# Guys scared sh###tless of doin f**kin cardio



## JERZYBOY83 (Dec 12, 2004)

The reason im scared of doin cardio is because im always reading articles on how doin cardio can lead to muscle loss. Fellas need some advice or program that will at dropp my body fat but in da same time no dropp my muscles!!


----------



## massfreak (Dec 12, 2004)

I'm doing no! cardio and just watching my fat intake for my winter bulking and have
gained only 1%b/f.That is how I'm doing it (just my opinion)
Forgot to mention I've gain 20 pounds.


----------



## ORACLE (Dec 13, 2004)

You'll lose fat before you lose muscle.  And if your gonna lose muscle you would basically have to stop pumping iron and do nothing but cardio.  There's a way to balance them both and reap the benefits of the two.  What are your goals? How big are you know? everyone's body responds differently to different excercises.


----------



## tee (Dec 13, 2004)

JERZYBOY83 said:
			
		

> The reason im scared of doin cardio is because im always reading articles on how doin cardio can lead to muscle loss. Fellas need some advice or program that will at dropp my body fat but in da same time no dropp my muscles!!

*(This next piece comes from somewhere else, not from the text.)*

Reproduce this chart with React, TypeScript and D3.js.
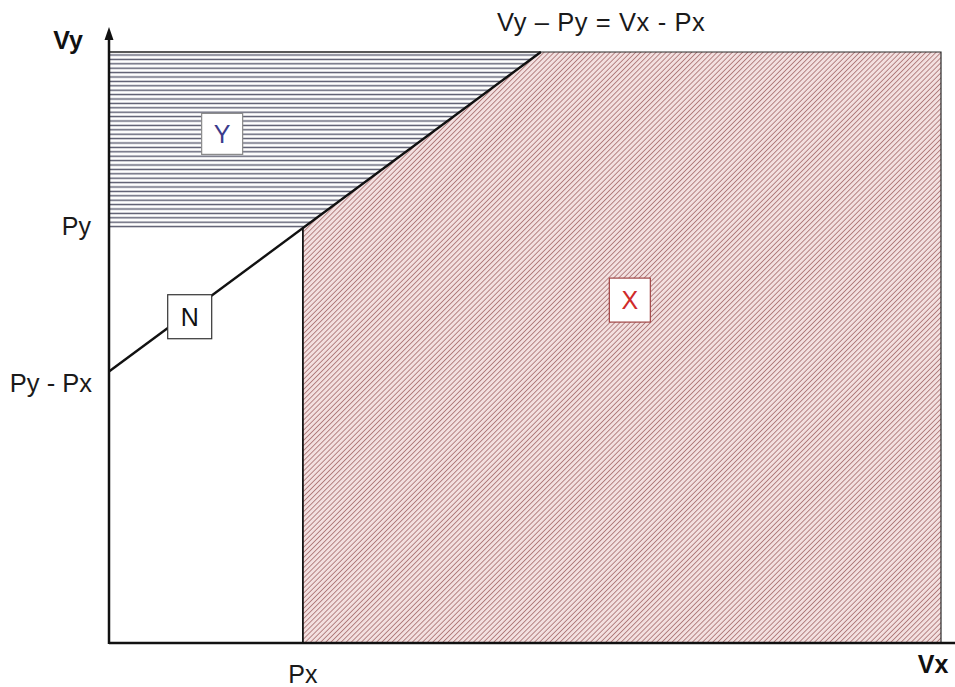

Most big juicers I know will walk on the treadmill. They dont run, swim, or do any other hardcore cardio that will burn your size. Swimming will cause your muscles to elongate (lengthen). This can give the appearance of them being smaller when they really arent. Jogging can have a similar effect. Both are great though if you arent worried about possibly losing a little size.


----------



## BIGSARGE (Dec 13, 2004)

Bro Im Getting In Shape For Delta Force Tryouts So Im Doing 2 Hours Of Cardio Ed On Top Of My Weight Training So Imagine How I Feel.


----------



## JERZYBOY83 (Dec 13, 2004)

IM 21 YEARS OLD/ 220 POUNDS/ BEEN WORKIN OUT FOR 2 YEARS.Havnt juiced yet. My goal is basically to cut down on body fat. Just need a program to go on!!!


----------



## pincrusher (Dec 14, 2004)

best way to effectively do cardio is first thing in the am on an empty stomach.  drink only some water while walking on the treadmill.  this forces your body to use stored fat for energy and as long as you keep it to about 30 minutes you should not have to worry about any muscle loss.  as soon as you stop the cardio session wait about 15-20 minutes before you eat or drink anything other than water because it takes your body 10-15 minutes to get into the fat burning mode once you start the cardio and it will continue for about the same amount of time after you are done.


----------



## tee (Dec 14, 2004)

JERZYBOY83 said:
			
		

> IM 21 YEARS OLD/ 220 POUNDS/ BEEN WORKIN OUT FOR 2 YEARS.Havnt juiced yet. My goal is basically to cut down on body fat. Just need a program to go on!!!


If you dont care about losing size, swimming is the #1 way to lose bodyfat. Not only does the cardio burn fat, but so does your body keeping itself warm int he cold water. If you cant swim, jogging is the next best.


----------



## JERZYBOY83 (Dec 14, 2004)

thanx pincrusher ill start tommorrow!!!


----------